C’est aussi l’occasion de s’élever contre l’homophobie et la discrimination qui gangrènent notre continent et notre monde; l’occasion de renouveler notre engagement à aller de l’avant en s’appuyant sur les progrès déjà accomplis. Soulignons en effet qu’il y a déjà eu des avancées considérables dans ce domaine, notamment grâce à la dépénalisation des actes homosexuels dans toute l’Europe.

Il y a cinq ans, le Comité des Ministres du Conseil de l'Europe a fait un pas important  en adoptant une recommandation historique visant à combattre la discrimination fondée sur l’orientation sexuelle et l’identité de genre. En termes de droits de l'homme, c’est le premier instrument au monde expressément axé sur l’orientation sexuelle et l’identité de genre. C’est aussi le premier instrument établissant des normes relatives aux droits des personnes transgenres. Le Comité des Ministres a ainsi donné au Conseil de l'Europe un instrument juridique solide pour combattre la discrimination et renforcer les droits des personnes LGBT dans ses 47 Etats membres. L’adoption de cette recommandation a déjà donné lieu à de véritables changements et de réels progrès. Elle a favorisé la mise en œuvre de réformes juridiques et politiques concrètes.

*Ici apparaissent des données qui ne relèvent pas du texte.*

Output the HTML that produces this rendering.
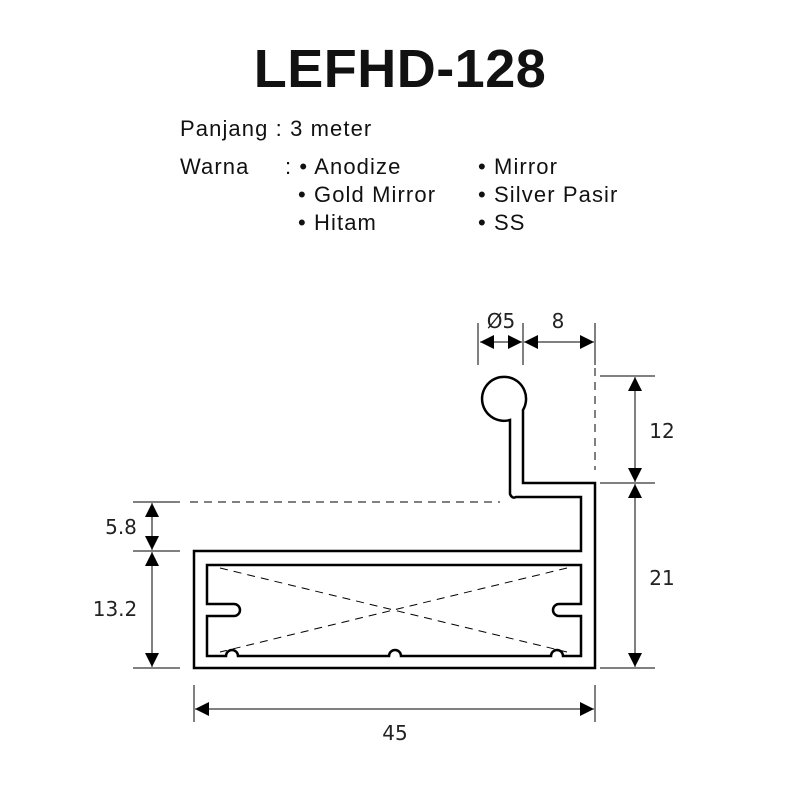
<!DOCTYPE html>
<html><head><meta charset="utf-8"><style>
body{margin:0;background:#fff;width:800px;height:800px;overflow:hidden}
svg{display:block}
</style></head><body>
<svg width="800" height="800" viewBox="0 0 800 800" xmlns="http://www.w3.org/2000/svg">
<defs>
<marker id="a" viewBox="0 0 10 10" refX="10" refY="5" markerWidth="14" markerHeight="14" markerUnits="userSpaceOnUse" orient="auto-start-reverse"><path d="M0,0 L10,5 L0,10 Z" fill="#000"/></marker>
</defs>
<g font-family="'Liberation Sans',sans-serif" fill="#111">
<text x="400" y="87" text-anchor="middle" font-size="54" font-weight="bold" letter-spacing="0.5">LEFHD-128</text>
<g font-size="22" letter-spacing="1.1">
<text x="180" y="136">Panjang : 3 meter</text>
<text x="180" y="174">Warna</text>
<text x="285" y="174">: • Anodize</text>
<text x="478" y="174">• Mirror</text>
<text x="298" y="202">• Gold Mirror</text>
<text x="478" y="202">• Silver Pasir</text>
<text x="298" y="230">• Hitam</text>
<text x="478" y="230">• SS</text>
</g>
</g>
<g fill="none" stroke="#000" stroke-width="2.5" stroke-linejoin="miter">
<path d="M194,551 L581,551 L581,497 L516,497 Q512,499 510,494 L510,420 A22,22 0 1 1 523,410 L523,483 L595,483 L595,668 L194,668 Z"/>
<path d="M207,565 L581,565 L581,604 L559,604 A6,6 0 0 0 559,616 L581,616 L581,656 L563,656 A6,6 0 0 0 551,656 L401,656 A6,6 0 0 0 389,656 L238,656 A6,6 0 0 0 226,656 L207,656 L207,616 L234,616 A6,6 0 0 0 234,604 L207,604 Z"/>
</g>
<g stroke="#000" stroke-width="1" fill="none" stroke-dasharray="8,6">
<line x1="220" y1="568" x2="567" y2="652"/>
<line x1="567" y1="568" x2="220" y2="652"/>
<line x1="190" y1="502" x2="500" y2="502"/>
<line x1="595" y1="368" x2="595" y2="470"/>
</g>
<g stroke="#000" stroke-width="1" fill="none">
<line x1="478" y1="323" x2="478" y2="365"/>
<line x1="523" y1="323" x2="523" y2="365"/>
<line x1="595" y1="323" x2="595" y2="365"/>
<line x1="480" y1="342" x2="522" y2="342" marker-start="url(#a)" marker-end="url(#a)"/>
<line x1="524" y1="342" x2="594" y2="342" marker-start="url(#a)" marker-end="url(#a)"/>
<line x1="600" y1="376" x2="655" y2="376"/>
<line x1="600" y1="483" x2="655" y2="483"/>
<line x1="600" y1="668" x2="655" y2="668"/>
<line x1="635" y1="377" x2="635" y2="482" marker-start="url(#a)" marker-end="url(#a)"/>
<line x1="635" y1="484" x2="635" y2="667" marker-start="url(#a)" marker-end="url(#a)"/>
<line x1="133" y1="502" x2="180" y2="502"/>
<line x1="133" y1="551" x2="180" y2="551"/>
<line x1="133" y1="668" x2="180" y2="668"/>
<line x1="152" y1="503" x2="152" y2="550" marker-start="url(#a)" marker-end="url(#a)"/>
<line x1="152" y1="552" x2="152" y2="667" marker-start="url(#a)" marker-end="url(#a)"/>
<line x1="194" y1="685" x2="194" y2="722"/>
<line x1="595" y1="685" x2="595" y2="722"/>
<line x1="195" y1="709" x2="594" y2="709" marker-start="url(#a)" marker-end="url(#a)"/>
</g>
<g font-family="'DejaVu Sans','Liberation Sans',sans-serif" font-size="20" fill="#222">
<text x="501" y="328" text-anchor="middle">Ø5</text>
<text x="558" y="328" text-anchor="middle">8</text>
<text x="662" y="438" text-anchor="middle">12</text>
<text x="662" y="585" text-anchor="middle">21</text>
<text x="121" y="534" text-anchor="middle">5.8</text>
<text x="115" y="616" text-anchor="middle">13.2</text>
<text x="395" y="740" text-anchor="middle">45</text>
</g>
</svg>
</body></html>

Néanmoins, il nous reste  encore un long chemin à parcourir avant de pouvoir nous enorgueillir de garantir les droits de l'homme universels à toutes les personnes, quelle que soit leur orientation sexuelle ou leur identité de genre. Nous avons encore beaucoup à faire avant de pouvoir affirmer qu’elles jouissent d’une dignité et de droits égaux, sans aucune discrimination. Je veux simplement que vous sachiez qu’en tant que principale Organisation des droits de l'homme en Europe, le Conseil de l'Europe continuera d’aider ses Etats membres à lutter contre la discrimination et à relever les défis auxquels sont confrontées les personnes LGBT.

Nous n’oublierons pas les souffrances du passé. Nous nous emploierons chaque jour à faire en sorte que ce passé ne se répète jamais.

Je vous remercie de votre attention.